Two years ago her son Yaqeen was born in the Middle East. The Cape Town family, who had relocated to Qatar for work, were overjoyed. But it was short-lived. While an application to obtain a passport from South Africa’s Department of Home Affairs was successful, they received the documents four months later. Moves to secure to an unabridged birth certificate were derailed when officials said they had lost the documents.

For the next 15 months Bawa said she was given the “run around” by officials at the embassy and at the department. She later resubmitted the application in August last year along with an application for the renewal of her own passport.

Three months later she had a new passport, but “frustratingly the unabridged birth certificate application had been lost again”.

This was after the Bawa family had e-mailed copies of the documents as well as tracking numbers for the mail bags containing the application.

“But they are still claiming it has not been received,” she wrote.

“My frustrations in dealing with them is that they can never give me a straight answer when I contact them for information,” she wrote in an e-mail to the Cape Argus. “I am given conflicting information all the time.”

When she phones she is kept on hold for hours, racking up a hefty phone bill.

“For months they have told (me) that the application is in process, then on my last contact with them regarding the status of the application, I was informed that it was not received.”

Before, an unabridged birth certificate was not a necessity, at least regarding to immigration. However, on June 1 the stakes will be raised as new regulations are set to come into effect requiring all children travelling to and within South Africa’s borders to have the certificate.

For Bawa, the date is looming over her family. “While life in Qatar is good and we are happy here, it is not home. It is very much a work assignment and we have no desire to make this home, nor would the laws here allow us to do so. SA is our home and will always be. Our house is there and our family too.”

The family travels to Cape Town frequently to visit relatives and allow their children to “experience home”. The change in the visa regulations regarding entry to the country threatens to squash any hopes of returning home. Bawa said if there was an emergency their youngest child, now 2 and half years old, will not be allowed to enter South Africa. His older siblings were able to obtain certificates in 2007 and 2010.

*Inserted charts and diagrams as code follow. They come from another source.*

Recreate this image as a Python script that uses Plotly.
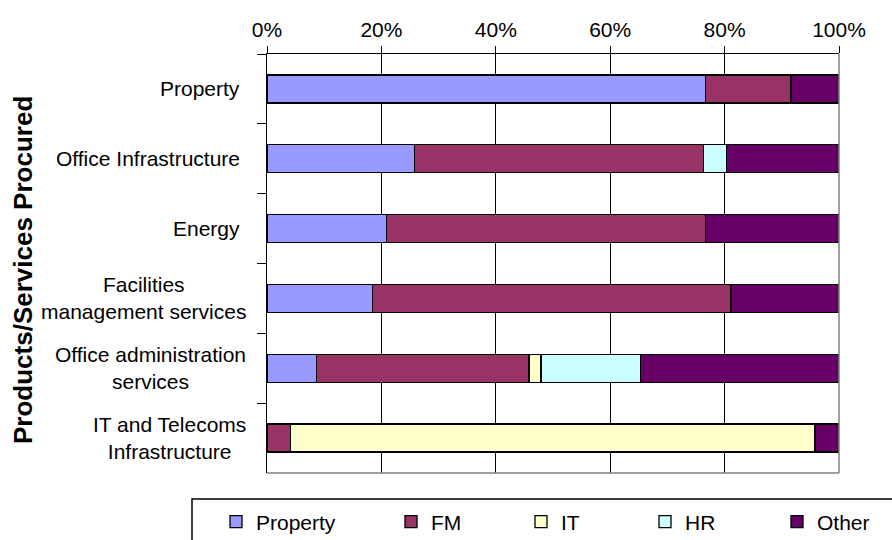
import plotly.graph_objects as go

categories = ["Property", "Office Infrastructure", "Energy",
              "Facilities management services", "Office administration services",
              "IT and Telecoms Infrastructure"]
category_labels = ["Property", "Office Infrastructure", "Energy",
                   "Facilities<br>management services", "Office administration<br>services",
                   "IT and Telecoms<br>Infrastructure"]
series_names = ["Property", "FM", "IT", "HR", "Other"]
property_vals = [76.6, 25.8, 20.9, 18.5, 8.7, None]
fm_vals = [15.0, 50.5, 55.7, 62.6, 37.1, 4.1]
it_vals = [None, None, None, None, 2.1, 91.7]
hr_vals = [None, 4.0, None, None, 17.4, None]
other_vals = [8.4, 19.7, 23.4, 18.9, 34.7, 4.2]
x_ticks = [0, 20, 40, 60, 80, 100]
x_tick_text = ["0%", "20%", "40%", "60%", "80%", "100%"]

colors = ["#9999FF", "#993366", "#FFFFCC", "#CCFFFF", "#660066"]
values = [property_vals, fm_vals, it_vals, hr_vals, other_vals]
legend_ids = ["legend", "legend2", "legend3", "legend4", "legend5"]
legend_px = [233, 408, 538, 662, 794]   # left edge of each legend square (px)

W, H = 892, 540
L, R, T, B = 267, 53, 54, 67
pw, ph = W - L - R, H - T - B

def px_x(p):
    return (p - L) / pw

def px_y(p):
    return (H - B - p) / ph

FONT = "Liberation Sans, Arial, sans-serif"
FS = 21

fig = go.Figure()
for name, vals, col, lid in zip(series_names, values, colors, legend_ids):
    fig.add_trace(go.Bar(
        y=categories, x=vals, name=name, orientation="h", legend=lid,
        marker=dict(color=col, line=dict(color="black", width=1.3)),
    ))

legend_layouts = {}
for lid, lx in zip(legend_ids, legend_px):
    legend_layouts[lid] = dict(
        orientation="h", x=px_x(lx - 17), xanchor="left",
        y=px_y(522), yanchor="middle", itemwidth=30,
        font=dict(family=FONT, size=FS, color="black"),
        bgcolor="rgba(0,0,0,0)", borderwidth=0)

fig.update_layout(
    width=W, height=H, barmode="stack", bargap=0.6,
    margin=dict(l=L, r=R, t=T, b=B, pad=0, autoexpand=False),
    paper_bgcolor="white", plot_bgcolor="white",
    font=dict(family=FONT, size=FS, color="black"),
    showlegend=True,
    xaxis=dict(side="top", range=[0, 100], tickvals=x_ticks, ticktext=x_tick_text,
               showgrid=True, gridcolor="black", gridwidth=1.3,
               showline=True, linecolor="black", linewidth=1.3,
               ticks="outside", ticklen=7, tickcolor="black", tickwidth=1.3,
               zeroline=False, fixedrange=True,
               tickfont=dict(family=FONT, size=FS)),
    yaxis=dict(categoryorder="array", categoryarray=categories, autorange="reversed",
               showticklabels=False, tickson="boundaries",
               ticks="outside", ticklen=9, tickcolor="black", tickwidth=1.3,
               showline=True, linecolor="black", linewidth=1.3,
               showgrid=False, zeroline=False, fixedrange=True),
    **legend_layouts,
)

# category labels (lines centred within each label block)
for cat, lab in zip(categories, category_labels):
    right = 248 if "<br>" in lab else 242
    fig.add_annotation(x=px_x(right), xref="paper", y=cat, yref="y",
                       text=lab, showarrow=False, xanchor="right", yanchor="middle",
                       align="center", font=dict(family=FONT, size=FS, color="black"))

# y axis title
fig.add_annotation(x=px_x(23), xref="paper", y=px_y(270), yref="paper",
                   text="<b>Products/Services Procured</b>", showarrow=False,
                   textangle=-90, xanchor="center", yanchor="middle",
                   font=dict(family=FONT, size=26, color="black"))

# grey right and bottom plot-area border
fig.add_shape(type="line", xref="paper", yref="paper", x0=1, x1=1, y0=0, y1=1,
              line=dict(color="#808080", width=1.5), layer="above")
fig.add_shape(type="line", xref="paper", yref="paper", x0=0, x1=1, y0=0, y1=0,
              line=dict(color="#808080", width=1.5), layer="above")

# legend frame
fig.add_shape(type="rect", xref="paper", yref="paper",
              x0=px_x(192), x1=px_x(905), y0=px_y(499), y1=px_y(560),
              line=dict(color="black", width=1.5), fillcolor="rgba(0,0,0,0)")

fig.write_html("out.html", config={"displayModeBar": False},
               post_script="document.body.style.margin='0px';")
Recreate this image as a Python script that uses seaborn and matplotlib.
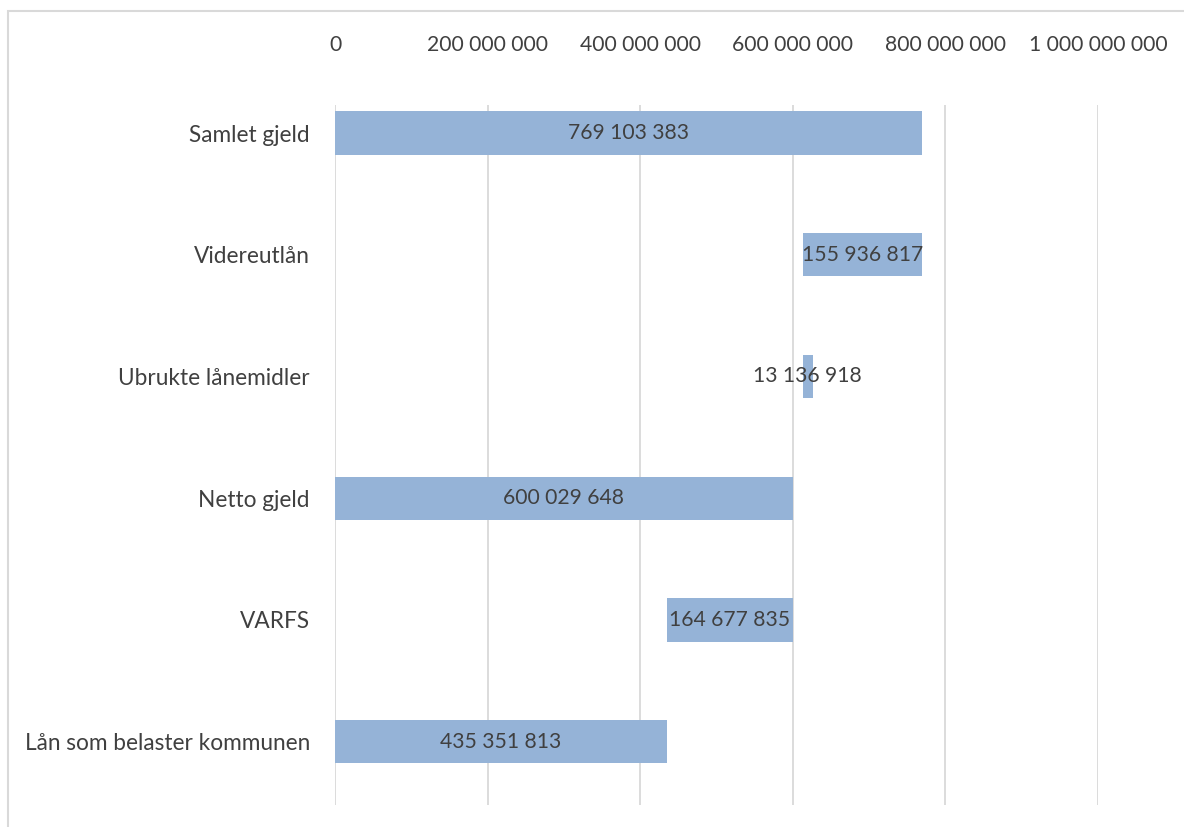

“Yaqeen will be stranded and not allowed to enter the country he considers home. Where should he go? What should he do? How are we expected to deal with this situation when we have been responsible and applied for an unabridged birth certificate when he was born in 2012, before the proposed law was even approved.

“The thought of physically being stranded in no man’s land is not a pleasant one and not a situation I would want to subject my family to,” she concluded.

Management at the Department of Home Affairs Western Cape offices were last week made aware of the Bawas’ struggles. Provincial manager Yusuf Simons and officials at the department said they would liaise with the Birth Centre.

By Friday, Bawa’s case was put on “High Priority”.